An introduction to LoRA and QLoRA.

Take a close look at the footprint memory for each model and model architecture.

In [None]:
!pip install -q --upgrade torch==2.5.1+cu124 torchvision==0.20.1+cu124 torchaudio==2.5.1+cu124 --index-url https://download.pytorch.org/whl/cu124
!pip install -q requests bitsandbytes==0.46.0 transformers==4.48.3 accelerate==1.3.0
!pip install -q datasets requests peft

In [None]:
import os
import re
import math
from tqdm import tqdm
from google.colab import userdata
from huggingface_hub import login
import torch
from transformers import AutoModelForCausalLM, AutoTokenizer, BitsAndBytesConfig, TrainingArguments, set_seed
from peft import LoraConfig, PeftModel
from datetime import datetime

In [None]:
### Constants

BASE_MODEL = "meta-llama/Meta-Llama-3.1-8B"
FINETUNED_MODEL = f"ed-donner/pricer-2024-09-13_13.04.39"

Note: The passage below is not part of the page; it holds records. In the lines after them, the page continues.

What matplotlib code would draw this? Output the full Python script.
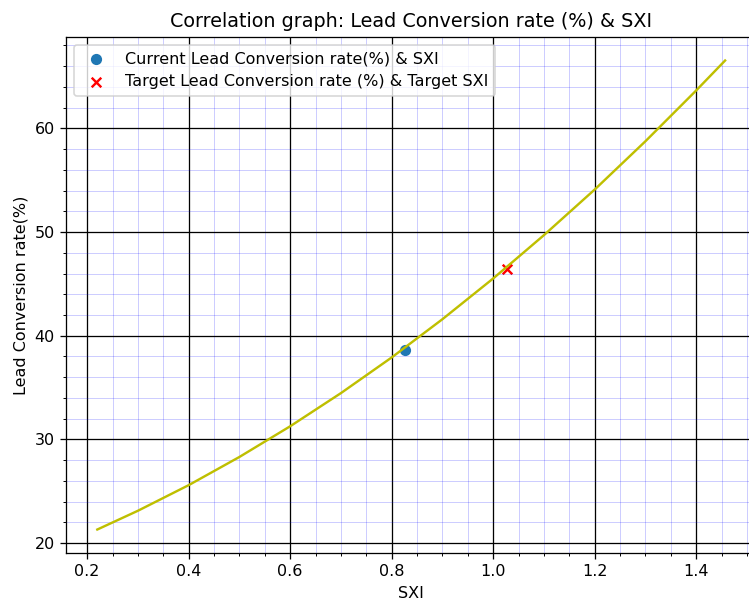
import numpy as np
import matplotlib
matplotlib.use("Agg")
import matplotlib.pyplot as plt

# curve
sxi = [0.22, 0.3, 0.4, 0.5, 0.6, 0.7, 0.8, 0.9, 1.0, 1.1, 1.2, 1.3, 1.4, 1.457]
conv = [21.3, 23.11, 25.58, 28.30, 31.26, 34.46, 37.90, 41.59, 45.52, 49.70, 54.10, 58.76, 63.66, 66.55]

current_sxi = [0.827]
current_conv = [38.6]
target_sxi = [1.028]
target_conv = [46.4]

dpi = 115
fig = plt.figure(figsize=(749 / dpi, 598 / dpi), dpi=dpi)
ax = fig.add_axes([0.088, 0.0753, 0.922, 0.8627])

ax.plot(sxi, conv, color='y')
ax.scatter(current_sxi, current_conv, label='Current Lead Conversion rate(%) & SXI')
ax.scatter(target_sxi, target_conv, color='red', marker='x', label='Target Lead Conversion rate (%) & Target SXI')

ax.minorticks_on()
ax.grid(which='major', color='black', linewidth=0.8)
ax.grid(which='minor', color='blue', linewidth=0.4, alpha=0.3)

ax.set_title('Correlation graph: Lead Conversion rate (%) & SXI', fontsize=12)
ax.set_xlabel('SXI')
ax.set_ylabel('Lead Conversion rate(%)')
ax.legend(loc='upper left')

fig.savefig('out.png', dpi=dpi)
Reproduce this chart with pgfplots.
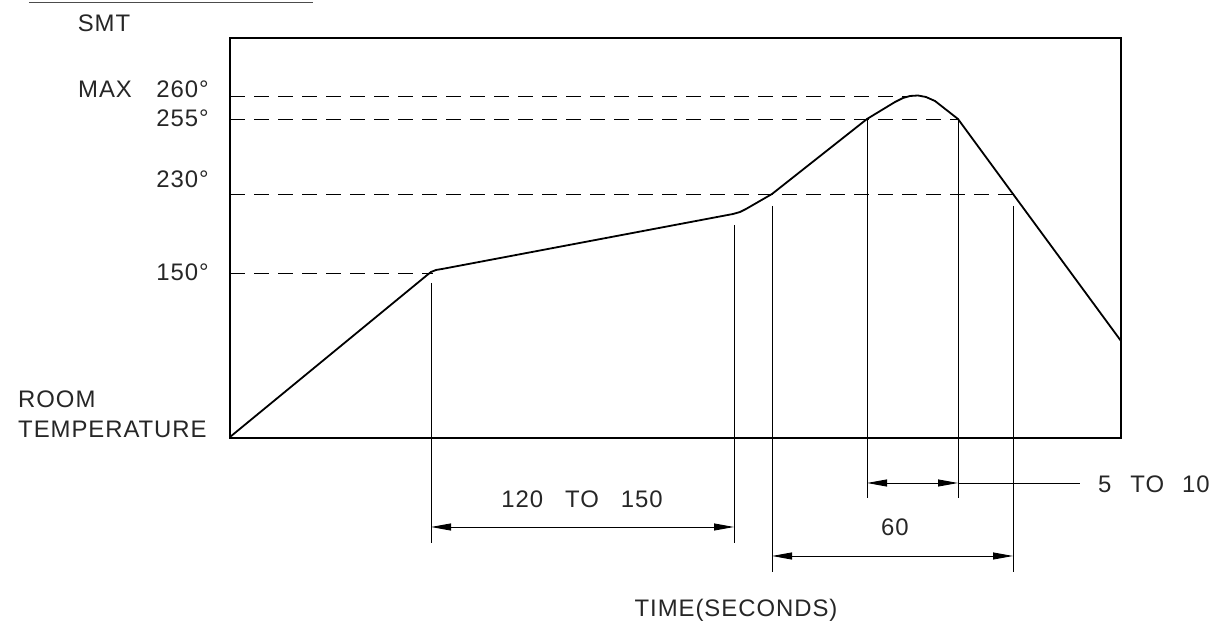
\documentclass[border=0pt]{standalone}
\usepackage{fontspec}
\setmainfont{Liberation Sans}[LetterSpace=4]
\usepackage{pgfplots}
\pgfplotsset{compat=1.18}
\usetikzlibrary{arrows.meta}

\begin{document}
\begin{tikzpicture}[font=\fontsize{24}{28}\selectfont,
    lbl/.style={inner sep=0pt, text=black!85}]
\begin{axis}[
    scale only axis,
    width=891bp, height=400bp,
    xmin=230, xmax=1121,
    ymin=187, ymax=587,
    xtick=\empty, ytick=\empty,
    axis line style={line width=1.8bp},
    clip=false,
    dim/.style={line width=0.9bp, black},
    dash/.style={line width=0.9bp, black, dash pattern=on 15bp off 9bp},
    dimarrow/.style={line width=0.9bp, black,
        {Triangle[length=20bp,width=7bp]}-{Triangle[length=20bp,width=7bp]}},
]
% page frame (pixel units)
\path (axis cs:0,0) rectangle (axis cs:1221,625);

% reference levels
\addplot[dash] coordinates {(230,529) (912,529)};
\addplot[dash] coordinates {(230,506) (958,506)};
\addplot[dash] coordinates {(230,431) (1013,431)};
\addplot[dash] coordinates {(230,352) (433,352)};

% extension lines
\addplot[dim] coordinates {(431,342) (431,82)};
\addplot[dim] coordinates {(734,400) (734,82)};
\addplot[dim] coordinates {(772,419) (772,53)};
\addplot[dim] coordinates {(867,506) (867,127)};
\addplot[dim] coordinates {(958,506) (958,127)};
\addplot[dim] coordinates {(1013,419) (1013,53)};

% dimension arrows
\addplot[dimarrow] coordinates {(431,98) (734,98)};
\addplot[dimarrow] coordinates {(772,69) (1013,69)};
\addplot[dimarrow] coordinates {(867,142) (958,142)};
\addplot[dim] coordinates {(958,142) (1080,142)};

% profile
\addplot[line width=1.8bp, black] coordinates {
(230,188) (426,349) (431,353) (436,355) (442,356)
(733,411) (740,413) (746,416) (772,431)
(867,506) (895,523) (903,527) (910,529) (918,529.5) (926,528) (935,524)
(958,506) (1013,431) (1121,284)
};

% top rule
\addplot[line width=0.8bp, black!70] coordinates {(29,623) (313,623)};

\node[lbl, anchor=base] at (axis cs:104,593) {SMT};
\node[lbl, anchor=base west] at (axis cs:78,527) {MAX};
\node[lbl, anchor=base east] at (axis cs:209,527) {260°};
\node[lbl, anchor=base east] at (axis cs:209,498) {255°};
\node[lbl, anchor=base east] at (axis cs:209,437) {230°};
\node[lbl, anchor=base east] at (axis cs:209,344) {150°};
\node[lbl, anchor=base west] at (axis cs:18,217) {ROOM};
\node[lbl, anchor=base west] at (axis cs:18,187) {TEMPERATURE};
\node[lbl, anchor=base] at (axis cs:582,117) {120\hspace{22bp}TO\hspace{22bp}150};
\node[lbl, anchor=base] at (axis cs:895,89) {60};
\node[lbl, anchor=base west] at (axis cs:1098,132) {5\hspace{19bp}TO\hspace{18bp}10};
\node[lbl, anchor=base] at (axis cs:736,8) {TIME(SECONDS)};
\end{axis}
\end{tikzpicture}
\end{document}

### HyperParameters for QLoRA

LORA_R = 32
LORA_ALPHA = 64
TARGET_MODULES = ["q_proj", "k_proj", "v_proj", "o_proj"]

In [None]:
### Log in to Hugging Face

hf_token = userdata.get("HF_TOKEN")
login(hf_token, add_to_git_credential=True)

In [None]:
### Load the base model (without quantization yet)

base_model = AutoModelForCausalLM.from_pretrained(BASE_MODEL, device_map="auto")

In [None]:
print(f"Memory Footprint: {base_model.get_memory_footprint() / 1e9:,.1f} GB")

In [None]:
base_model

## Restart the session

The model will be loaded with quantization 8 bit (Simplified quantization, not the full configuration)

In [None]:
### Load the base model using 8 bit

quant_config = BitsAndBytesConfig(load_in_8bit=True)

base_model = AutoModelForCausalLM.from_pretrained(
    BASE_MODEL,
    quantization_config=quant_config,
    device_map="auto"
)

In [None]:
print(f"Footprint Memory: {base_model.get_memory_footprint() / 1e9:,.1f}GB")

In [None]:
base_model

## Restart the session

The model will be loaded with quantization 4 bit (with full configuration)

In [None]:
### Load the base model with 4 bit quantization

quant_config = BitsAndBytesConfig(
    load_in_4bit=True,
    bnb_4bit_use_double_quant=True,
    bnb_4bit_compute_dtype=torch.bfloat16,
    bnb_4bit_quant_type="nf4",
)

base_model = AutoModelForCausalLM.from_pretrained(
    BASE_MODEL,
    quantization_config=quant_config,
    device_map="auto",
)



In [None]:
### Check Memory Footprint of the model (with 4 bit)

print(f"Memory Footprint: {base_model.get_memory_footprint() / 1e9:,.2f}GB")

In [None]:
base_model

## Restart the session

A fine tuned model with 4 bit quantization and will be checked the model architecture

In [None]:
quant_config = BitsAndBytesConfig(
    load_in_4bit=True,
    bnb_4bit_use_double_quant=True,
    bnb_4bit_compute_dtype=torch.bfloat16,
    bnb_4bit_quant_type="nf4"
)

base_model = AutoModelForCausalLM.from_pretrained(
    BASE_MODEL,
    quantization_config=quant_config,
    device_map="auto"
)

In [None]:
print(f"Memory Footprint: {base_model.get_memory_footprint() / 1e9:,.2f} GB")

In [None]:
base_model

In [None]:
### Loading a fine tuned model

fine_tuned_model = PeftModel.from_pretrained(base_model,FINETUNED_MODEL)

In [None]:
print(f"Memory Footprint: {fine_tuned_model.get_memory_footprint() / 1e9:,.2f} GB")

In [None]:
fine_tuned_model

In [None]:
### Each of the Target Modules has 2 LoRA Adaptor matrices, called lora_A and lora_B
### These are designed so that weights can be adapted by adding alpha * lora_A * lora_B
### Let's count the number of weights using their dimensions:

in_f = 4096

lora_q_proj = LORA_R * in_f + LORA_R * 4096
lora_k_proj = LORA_R * in_f + LORA_R * 1024
lora_v_proj = LORA_R * in_f + LORA_R * 1024
lora_o_proj = LORA_R * in_f + LORA_R * 4096

lora_layer = lora_q_proj + lora_k_proj + lora_v_proj + lora_o_proj

print(f"{lora_layer:,} parameters per layer")


# There are 32 layers
params = lora_layer * 32

print(f"{params:,} parameters")


### Total size in MB:
size = (params * 4) / 1_000_000
print(f"{size:.2f} MB")